= Jon Sleightholme =

England international rugby union player

Jonathan Mark Sleightholme (born in Malton, North Yorkshire) is a former rugby union player who played on the wing for Grimsby, Hull Ionians Wakefield, Bath, Northampton Saints, Yorkshire, England Sevens and England.

==Career==
Originally from Yorkshire, he attended the University of Chester and played for Wakefield RFC. He then joined Bath Rugby for the 1994–95 season. Rugby Union was amateur at the time and he worked as a teacher combining with playing. He won a league and cup double with Bath and was called up by England for the 1996 Five Nations Championship. He made his England debut in the opening game of that Five Nations in Paris away against France. England would go on to win that Championship and he scored his first England try in the final match as they sealed the title against Ireland at Twickenham. He kept his place in the England team for the 1997 Five Nations Championship in which he scored two tries against Ireland in Dublin. He joined Northampton Saints in 1997. For Northampton he scored ten tries in fifty appearances.
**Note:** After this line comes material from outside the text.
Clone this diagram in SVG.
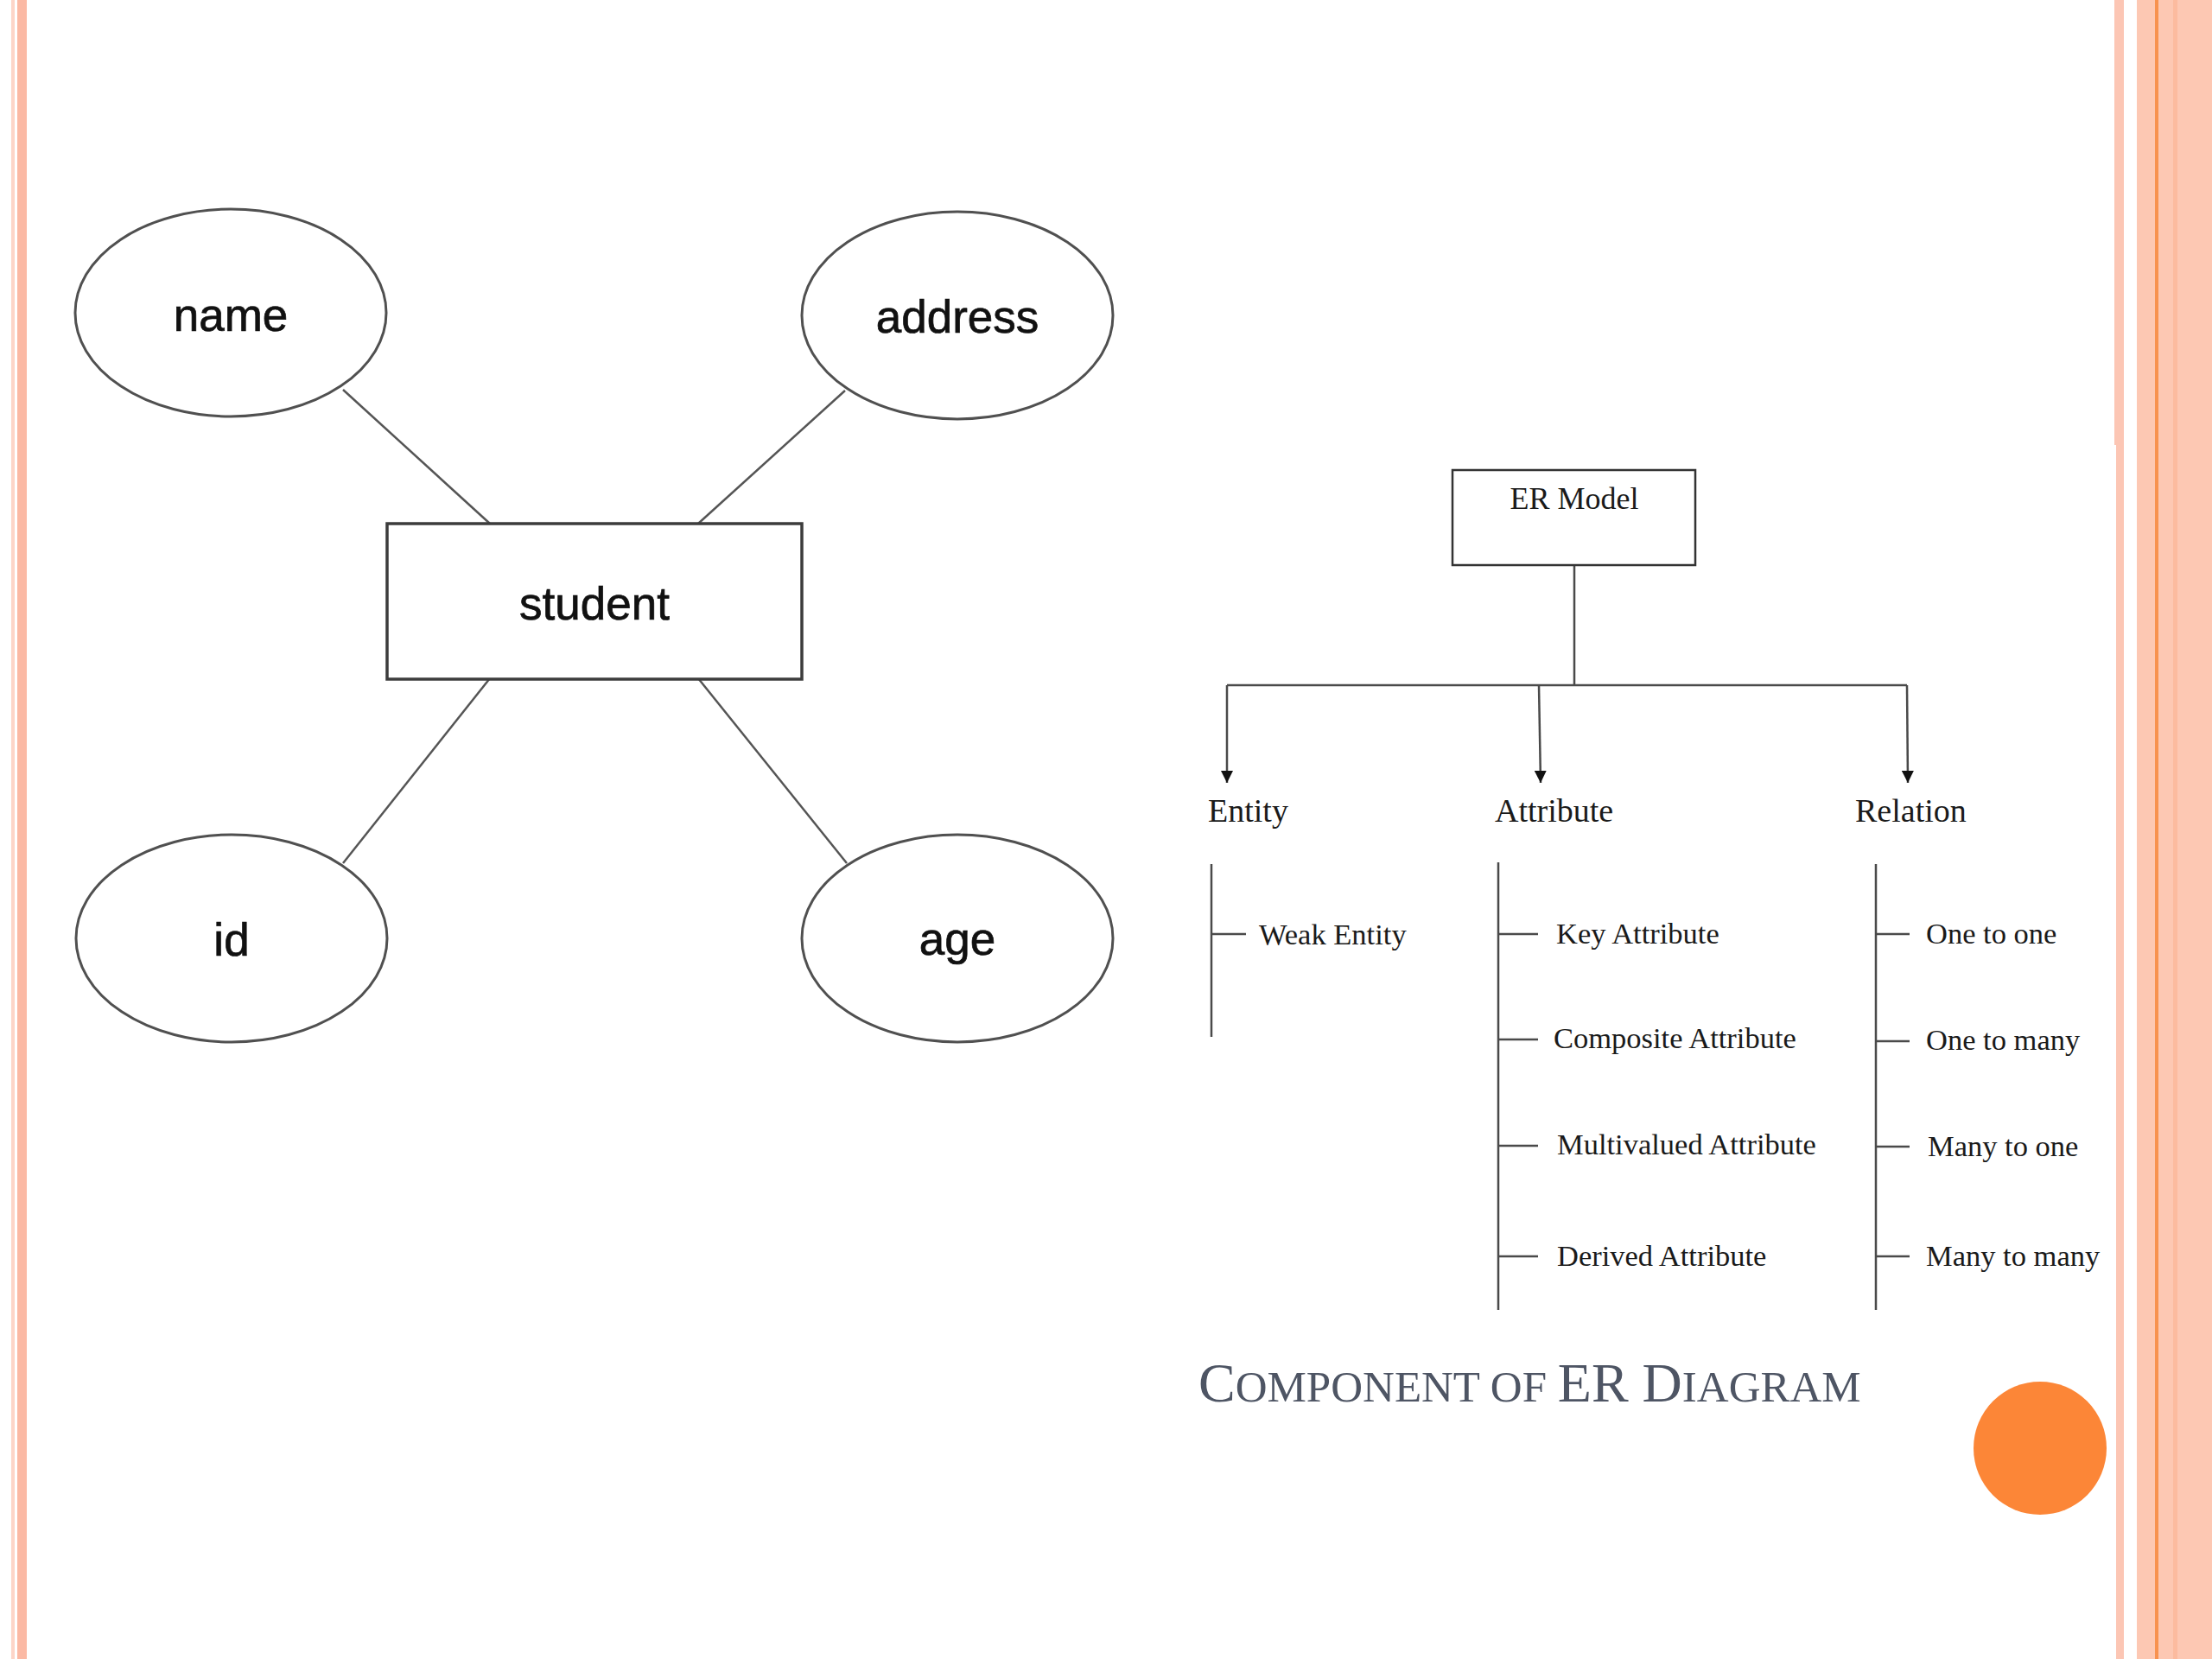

In total, he played twelve times for England scoring four tries and also has played for the Barbarians.

==Post-rugby career==
In 2009, he was Managing Director Rugby for Sport2Business. In 2011 he began working as a rugby coach at Cokethorpe School, Witney.

==Personal life==
Born in Malton, North Yorkshire, he married Julie in the summer of 1997. His son, Ollie Sleightholme, is a professional rugby union player for Northampton Saints and an England international.